23-91-304. Coverages provided.
(a) The plan shall provide insurance for professional liability for long-term care providers for actual damages and noneconomic compensatory damages.
(b) The plan shall not provide coverage for punitive damages nor shall it cover such other standard exceptions in liability contracts.
(c) The risks assumed by the plan shall include the obligation to pay all actual damages, noneconomic compensatory damages, and costs of defense.
(d) The plan shall provide insurance on an occurrence basis, with limitations of one million dollars ($1,000,000) per occurrence and three million dollars ($3,000,000) annual aggregate, with such deductibles as shall be specified in the individual coverage contract.
(e) The plan administrator shall have the sole and exclusive right to defend all covered claims and to make all determinations as to settlement of covered claims.
(a) As a precondition to establishing the plan, the plan shall be capitalized from independent sources, including participants, in an amount sufficient to fund the initial consulting, actuarial, legal, and other professional expenses necessary to establish the plan.
(b) The plan shall be established and maintained through a periodic premium payment by the participants in an amount determined by the governing board of the plan to be sufficient to render the plan self-supporting and actuarially sound to fund the plan risks assumed by the plan and to fund expenses of the plan.
(c)(1) Provision shall be made for adjustment of contributions for participants based on experience-rating adjustments for participants based on their loss experience.
(2) The information provided to the plan for the purpose of making this determination shall be submitted in the form provided by the Insurance Commissioner.

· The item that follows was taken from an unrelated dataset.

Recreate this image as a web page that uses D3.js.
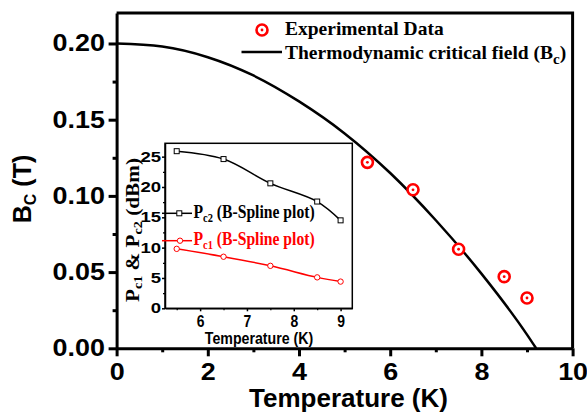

The form shall be confidential and not discoverable or admissible at trial, and no waiver of objection or privilege shall be implied from the submission, except that any document or fact contained in, or referred to, in such a submission which is otherwise discoverable or admissible under the prevailing rules of evidence shall continue to be discoverable or admissible notwithstanding the previous provisions of this subsection.
23-91-306. Information for individuals.
The plan or its agent shall provide to any person seeking the insurance available in each plan information about the services prescribed in the plan, including full information on the requirements and procedures for participation in the plan.

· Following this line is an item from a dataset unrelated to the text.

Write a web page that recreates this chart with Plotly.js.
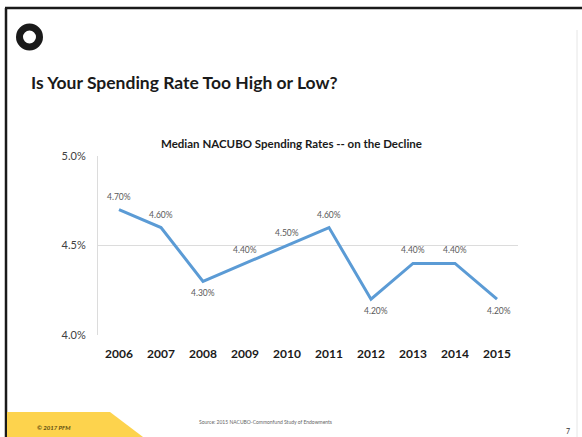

23-91-307. No liability in creating plan.
There shall be no liability on the part of and no cause of action shall arise against the Insurance Commissioner, the commissioner's representatives, or any plan, its participants, or its employees for any good faith action taken by them in the performance of their powers and duties in creating any plan pursuant to this subchapter.
23-91-308. Rules and regulations.
The Insurance Commissioner shall have the authority to promulgate rules and regulations consistent with this subchapter and necessary to effectuate the purpose of this subchapter.
(a) If the governing board finds after investigation that there is sufficient availability and competition in the marketplace, the governing board shall request that the Insurance Commissioner hold a public hearing to determine if it is in the best interest of Arkansas citizens to suspend operation of or dissolve the plan. If after the hearing the commissioner determines that there is sufficient availability and competition in the voluntary long-term care liability insurance market and it is in the best interest of Arkansas citizens, the commissioner may:
(1) Suspend operations of the plan;
(2) Suspend policy issuance by the plan; or
(3) Dissolve the plan.
(b) If the commissioner determines that funds remain in the plan after termination and all claims have been paid, the commissioner shall apportion the remaining funds among the participants in an equitable manner.